Si, comme l’avait fait Patric Chiha, Bertrand Bonello adapte librement la nouvelle, c’est moins pour la transposer à notre époque que pour jouer précisément de la question temporelle. Son film nous fait ainsi voyage à trois époques différentes – le début du XXe siècle, l’époque contemporaine et 2044 – avec comme cicérone les sentiments d’une certaine Gabrielle : ensevelie dans un sarcophage digital, la jeune femme doit, pour trouver un travail, se laver de ses émotions et, ainsi, se glisser dans ses « vies antérieures » pour purifier son ADN et devenir un être impavide, digne de l’ataraxie stoïcienne. Le jeu avec la transposition temporelle devient donc le sujet du film et n’est plus une simple technique narrative. Autre appropriation de la nouvelle par Bonello : c’est désormais une femme – cette mystérieuse Gabrielle – le centre de l’histoire, elle qui ressent cette crainte diffuse et elle qui traverse tout le film.

 

Une mise en abyme subtile du cinéma

 

Ainsi résumé, La Bête semble adapter la nouvelle fantastique de James en film de science-fiction. Si l’on retrouve bien le caractère dystopique – la guerre aux sentiments – et le thème technologique – le sarcophage digital – propres aux récits et films de SF, leur traitement permet au travail de Bonello de déborder le cadre du film de genre. En effet, assez rapidement, ce qui retient l’attention est moins l’histoire elle-même – que, comme chez James, on comprend mal – que ces sauts dans le temps et l’évolution du personnage de Gabrielle.
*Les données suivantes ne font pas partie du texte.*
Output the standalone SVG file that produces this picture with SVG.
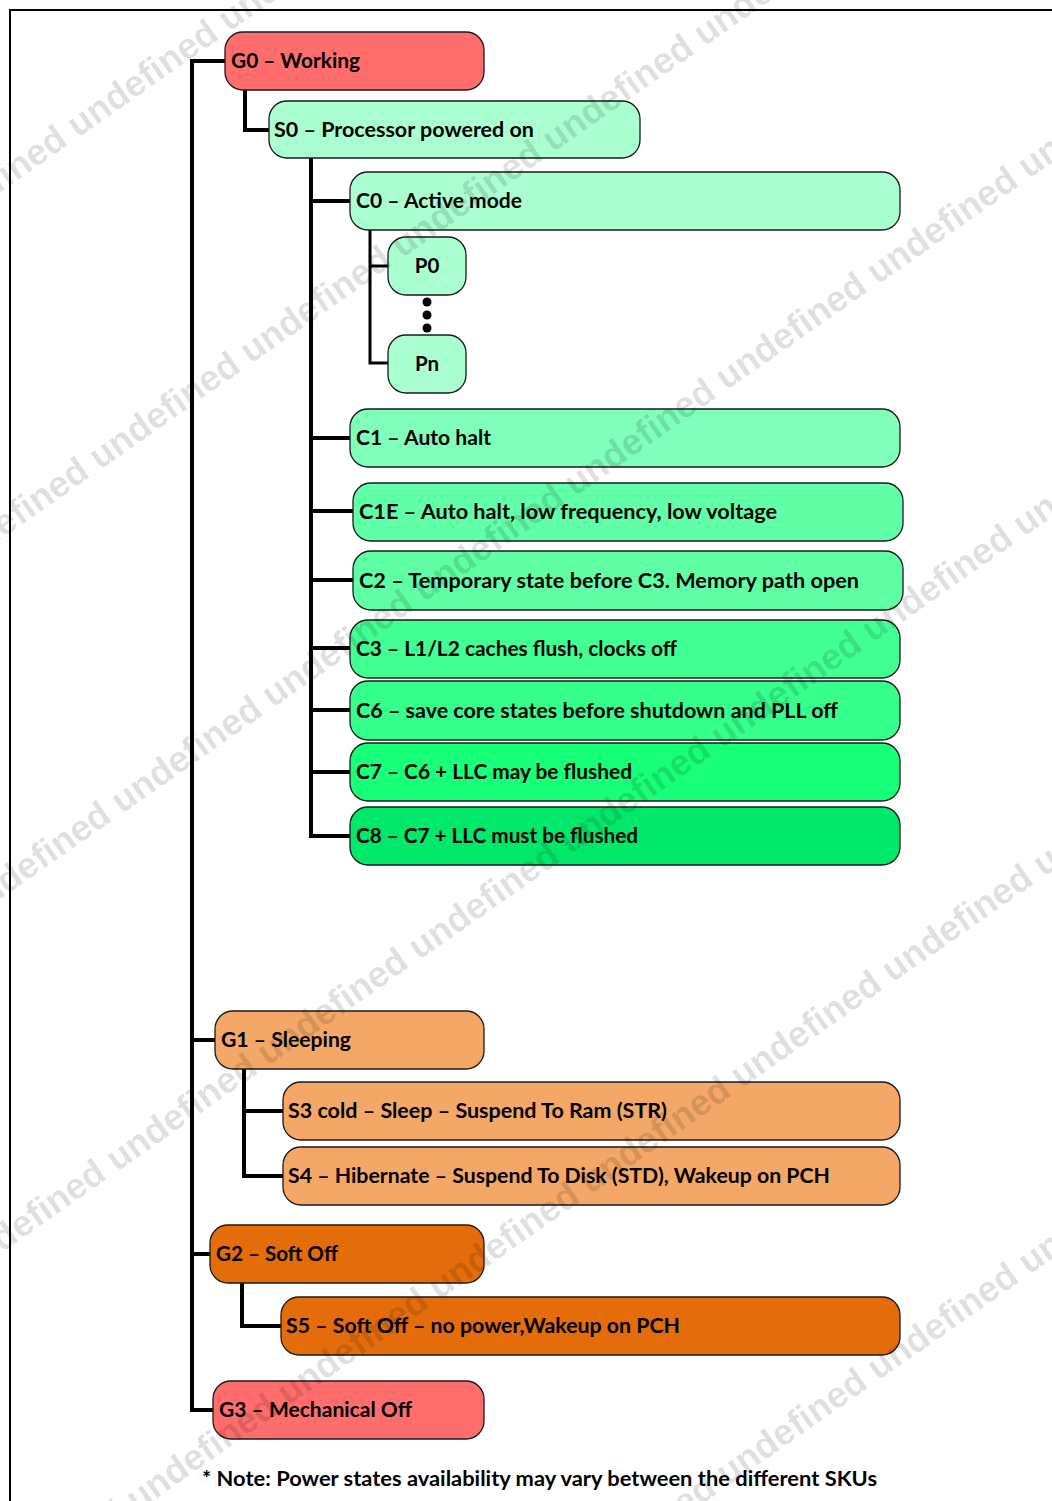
<svg xmlns="http://www.w3.org/2000/svg" width="1052" height="1501" viewBox="0 0 1052 1501">
<style>
.box{stroke:#1a1a1a;stroke-width:1.3}
.t{font-family:Lato,"Open Sans","Liberation Sans",sans-serif;font-weight:bold;font-size:20.5px;fill:#000}
.ln{fill:none;stroke:#000;stroke-width:4;stroke-linejoin:miter}
.wm{font-family:"Liberation Sans",Arial,sans-serif;font-weight:bold;font-size:36.5px;fill:#000;fill-opacity:0.12}
.red{fill:#FF6D6D}.mint{fill:#AAFFD0}.c1{fill:#7FFFB9}.c1e{fill:#61FFA7}.c2{fill:#61FFA5}.c3{fill:#42FF93}.c6{fill:#36FF8B}.c7{fill:#18FF78}.c8{fill:#00E86A}.sand{fill:#F4A766}.org{fill:#E46C0A}
</style>
<rect width="1052" height="1501" fill="#fff"/>
<g id="frame"><path d="M10 1501 V10 H1052" fill="none" stroke="#000" stroke-width="2"/></g>
<g id="connectors">
<path class="ln" d="M225 61 H192 V1410 H213"/>
<path class="ln" d="M192 1040 H215"/>
<path class="ln" d="M192 1254 H210"/>
<path class="ln" d="M245 90 V130 H270"/>
<path class="ln" d="M311 158 V836 H350"/>
<path class="ln" d="M311 201 H350 M311 438 H350 M311 511 H353 M311 580 H353 M311 648 H350 M311 710 H350 M311 772 H350"/>
<path class="ln" style="stroke-width:3" d="M370 230 V363 H389 M370 266 H389"/>
<path class="ln" d="M244 1069 V1176 H283 M244 1111 H283"/>
<path class="ln" d="M242 1283 V1326 H281"/>
</g>
<g id="G0"><rect class="box red" x="225" y="32" width="259" height="58" rx="18"/><text class="t" x="231" y="68" textLength="129" lengthAdjust="spacingAndGlyphs">G0 – Working</text></g>
<g id="S0"><rect class="box mint" x="269" y="101" width="371" height="57" rx="18"/><text class="t" x="274" y="137" textLength="260" lengthAdjust="spacingAndGlyphs">S0 – Processor powered on</text></g>
<g id="C0"><rect class="box mint" x="350" y="172" width="550" height="58" rx="18"/><text class="t" x="356" y="208" textLength="166" lengthAdjust="spacingAndGlyphs">C0 – Active mode</text></g>
<g id="P0"><rect class="box mint" x="388" y="237" width="78" height="58" rx="18"/><text class="t" x="427" y="273" text-anchor="middle">P0</text></g>
<g id="dots"><circle cx="427" cy="302" r="4.5"/><circle cx="427" cy="315" r="4.5"/><circle cx="427" cy="328" r="4.5"/></g>
<g id="Pn"><rect class="box mint" x="388" y="335" width="78" height="58" rx="18"/><text class="t" x="427" y="371" text-anchor="middle">Pn</text></g>
<g id="C1"><rect class="box c1" x="350" y="409" width="550" height="58" rx="18"/><text class="t" x="356" y="445" textLength="135" lengthAdjust="spacingAndGlyphs">C1 – Auto halt</text></g>
<g id="C1E"><rect class="box c1e" x="353" y="483" width="550" height="58" rx="18"/><text class="t" x="359" y="519" textLength="418" lengthAdjust="spacingAndGlyphs">C1E – Auto halt, low frequency, low voltage</text></g>
<g id="C2"><rect class="box c2" x="353" y="551" width="550" height="59" rx="18"/><text class="t" x="359" y="588" textLength="500" lengthAdjust="spacingAndGlyphs">C2 – Temporary state before C3. Memory path open</text></g>
<g id="C3"><rect class="box c3" x="350" y="620" width="550" height="58" rx="18"/><text class="t" x="356" y="656" textLength="321" lengthAdjust="spacingAndGlyphs">C3 – L1/L2 caches flush, clocks off</text></g>
<g id="C6"><rect class="box c6" x="350" y="681" width="550" height="59" rx="18"/><text class="t" x="356" y="718" textLength="482" lengthAdjust="spacingAndGlyphs">C6 – save core states before shutdown and PLL off</text></g>
<g id="C7"><rect class="box c7" x="350" y="743" width="550" height="58" rx="18"/><text class="t" x="356" y="779" textLength="276" lengthAdjust="spacingAndGlyphs">C7 – C6 + LLC may be flushed</text></g>
<g id="C8"><rect class="box c8" x="350" y="807" width="550" height="58" rx="18"/><text class="t" x="356" y="843" textLength="282" lengthAdjust="spacingAndGlyphs">C8 – C7 + LLC must be flushed</text></g>
<g id="G1"><rect class="box sand" x="215" y="1011" width="269" height="58" rx="18"/><text class="t" x="221" y="1047" textLength="130" lengthAdjust="spacingAndGlyphs">G1 – Sleeping</text></g>
<g id="S3"><rect class="box sand" x="283" y="1082" width="617" height="58" rx="18"/><text class="t" x="288" y="1118" textLength="379" lengthAdjust="spacingAndGlyphs">S3 cold – Sleep – Suspend To Ram (STR)</text></g>
<g id="S4"><rect class="box sand" x="283" y="1147" width="617" height="58" rx="18"/><text class="t" x="288" y="1183" textLength="542" lengthAdjust="spacingAndGlyphs">S4 – Hibernate – Suspend To Disk (STD), Wakeup on PCH</text></g>
<g id="G2"><rect class="box org" x="210" y="1225" width="274" height="58" rx="18"/><text class="t" x="216" y="1261" textLength="122" lengthAdjust="spacingAndGlyphs">G2 – Soft Off</text></g>
<g id="S5"><rect class="box org" x="281" y="1297" width="619" height="58" rx="18"/><text class="t" x="286" y="1333" textLength="394" lengthAdjust="spacingAndGlyphs">S5 – Soft Off – no power,Wakeup on PCH</text></g>
<g id="G3"><rect class="box red" x="213" y="1381" width="271" height="58" rx="18"/><text class="t" x="219" y="1417" textLength="193" lengthAdjust="spacingAndGlyphs">G3 – Mechanical Off</text></g>
<g id="note"><text class="t" x="202" y="1486" textLength="675" lengthAdjust="spacingAndGlyphs">* Note: Power states availability may vary between the different SKUs</text></g>
<g id="watermark">
<text class="wm" x="-73.5" y="244" transform="rotate(-35 -73.5 244)">undefined undefined undefined undefined undefined undefined undefined undefined undefined</text>
<text class="wm" x="-51.5" y="576" transform="rotate(-35 -51.5 576)">undefined undefined undefined undefined undefined undefined undefined undefined undefined</text>
<text class="wm" x="-29.5" y="920" transform="rotate(-35 -29.5 920)">undefined undefined undefined undefined undefined undefined undefined undefined undefined</text>
<text class="wm" x="-34.5" y="1278" transform="rotate(-35 -34.5 1278)">undefined undefined undefined undefined undefined undefined undefined undefined undefined</text>
<text class="wm" x="-14.5" y="1618" transform="rotate(-35 -14.5 1618)">undefined undefined undefined undefined undefined undefined undefined undefined undefined</text>
<text class="wm" x="-29" y="2016" transform="rotate(-35 -29 2016)">undefined undefined undefined undefined undefined undefined undefined undefined undefined undefined undefined</text>
</g>
</svg>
Tour à tour élégante de la Belle Époque ou starlette harcelée par un incel – George MacKay – Léa Seydoux prête avec justesse ses traits à ce personnage représentatif de chaque époque.

 

Si le jeu avec chronologie permet à Bonello d’aborder à première vue d’importants sujets de société – les incels et le sexisme aujourd’hui, la fameuse (et très théorique) « Singularité » demain -, son propos n’est à ce sujet ni d’une grande originalité ni d’un grand intérêt. L’intérêt du film est ailleurs : il réside dans le jeu avec les genres et les archétypes, dans la façon dont le film aborde le film. Mise en abyme subtile du cinéma tout entier, La Bête interroge le pouvoir des images et des histoires.

La Bête, Bertrand Bonello. Sortie le 7 février 2024.